By Kristen | November 8, 2006
My mom, the brilliant gift-giver that she is, managed to combined my two favorite things — cooking and New York — into one gift. She gave me a copy of a cookbook I’d never even heard of before: New York Cookbook: From Pelham Bay to Park Avenue, Firehouses to Four-Star Restaurants by Molly O’Neill.
I’ve yet to cook a single item from it, and it’s already one of my favorite cookbooks. It’s been on my counter for a couple days, and I can’t walk past it without stopping to pick it up and leaf through it. Why? Because nearly every recipe starts with something like this:
- Nicole Buisson, a manicurist in Manhattan, was taught to make this dish by her mother while growing up in Haiti and now cooks it for her daughter and son before going to work in the morning.
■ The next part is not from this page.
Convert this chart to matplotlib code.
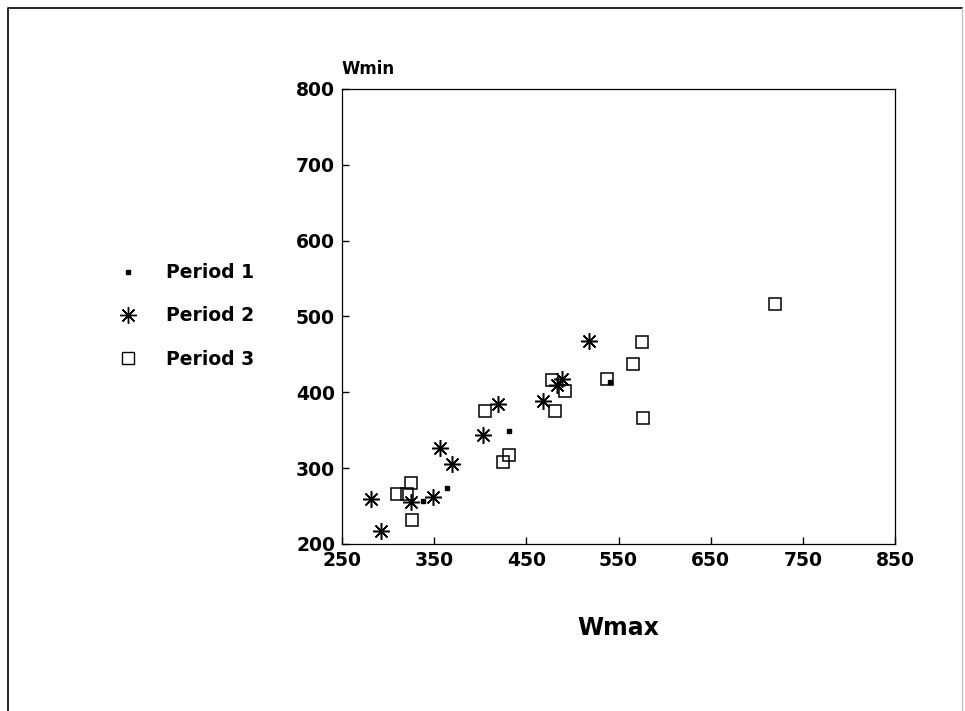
"""Scatter of Wmin against Wmax for three periods, drawn in the style of an old scanned figure."""

import matplotlib.pyplot as plt
from matplotlib.lines import Line2D

# Period 1: small filled squares
p1_wmax = [338, 364, 431, 541]
p1_wmin = [257, 274, 349, 414]

# Period 2: asterisks
p2_wmax = [282, 292, 325, 349, 356, 369, 403, 419, 468, 483, 489, 518]
p2_wmin = [259, 217, 255, 262, 326, 305, 343, 384, 388, 409, 417, 468]

# Period 3: open squares
p3_wmax = [310, 320, 325, 326, 425, 431, 405, 478, 492, 481, 538, 566, 576, 577, 720]
p3_wmin = [266, 266, 280, 232, 308, 317, 375, 416, 401, 375, 417, 437, 466, 366, 516]

x_ticks = [250, 350, 450, 550, 650, 750, 850]
y_ticks = [200, 300, 400, 500, 600, 700, 800]
labels = ['Period 1', 'Period 2', 'Period 3']

fig = plt.figure(figsize=(9.65, 7.11), dpi=100)
ax = fig.add_axes([0.3544, 0.235, 0.5731, 0.640])

asterisk = (8, 2, 0)
ax.plot(p3_wmax, p3_wmin, linestyle='none', marker='s', markersize=9,
        markerfacecolor='none', markeredgecolor='black', markeredgewidth=1.1)
ax.plot(p2_wmax, p2_wmin, linestyle='none', marker=asterisk, markersize=12,
        color='black', markeredgewidth=1.1)
ax.plot(p1_wmax, p1_wmin, linestyle='none', marker='s', markersize=3.5,
        color='black')

ax.set_xlim(x_ticks[0], x_ticks[-1])
ax.set_ylim(y_ticks[0], y_ticks[-1])
ax.set_xticks(x_ticks)
ax.set_yticks(y_ticks)
ax.tick_params(direction='in', length=5, width=1, top=False, right=False,
               labelsize=13.5, pad=5)
for lab in ax.get_xticklabels() + ax.get_yticklabels():
    lab.set_fontweight('bold')
for spine in ax.spines.values():
    spine.set_linewidth(0.9)

ax.set_xlabel('Wmax', fontsize=17, fontweight='bold', labelpad=33)
ax.annotate('Wmin', xy=(0, 1), xycoords='axes fraction', xytext=(0, 8),
            textcoords='offset points', fontsize=12, fontweight='bold',
            ha='left', va='bottom')

handles = [
    Line2D([], [], linestyle='none', marker='s', markersize=3.5, color='black'),
    Line2D([], [], linestyle='none', marker=asterisk, markersize=12,
           color='black', markeredgewidth=1.0),
    Line2D([], [], linestyle='none', marker='s', markersize=9,
           markerfacecolor='none', markeredgecolor='black', markeredgewidth=1.0),
]
fig.legend(handles, labels, loc='upper left', bbox_to_anchor=(0.1229, 0.630),
           frameon=False, handlelength=1.0, handletextpad=1.55,
           labelspacing=1.3, borderpad=0, borderaxespad=0,
           prop={'size': 13.5, 'weight': 'bold'})

# outer frame of the scanned page
fig.add_artist(Line2D([0.0085, 0.0085, 0.9969], [0.0, 0.9885, 0.9885],
                      transform=fig.transFigure, color='black', linewidth=1.2))
fig.add_artist(Line2D([0.9969, 0.9969], [0.9885, 0.0],
                      transform=fig.transFigure, color='#bbbbbb', linewidth=0.8))

fig.savefig('out.png', dpi=100)
plt.close(fig)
- Zoe Morsette, who lives in Long Island City, says, “This is a favorite cookie that my Norwegian-American mother brought east from Minnesota. I believe that she found the recipe ina Lutheran churchwomen’s cookbook in Duluth.”
- Maria Behr’s recipe for potato pizza or focaccia combines the two recipes of her grandmothers, who came from different parts of Bari, Italy.
A food you ate as a kid that you now make for your kids. The cookies your mother made from the local church’s cookbook. The recipe you made up yourself based on the recipes of your grandmothers. Real food, made by real people. Can food get any more gezellig than that? I kinda doubt it.
Topics: Make Your Life Gezellig, Cooking Gear |




November 9th, 2006 at 1:04 am
This book sounds awesome! Why haven’t I heard of this!
November 9th, 2006 at 12:02 pm
I hadn’t heard of it either until I opened the box my mom sent. It’s still in print, though, according to Amazon.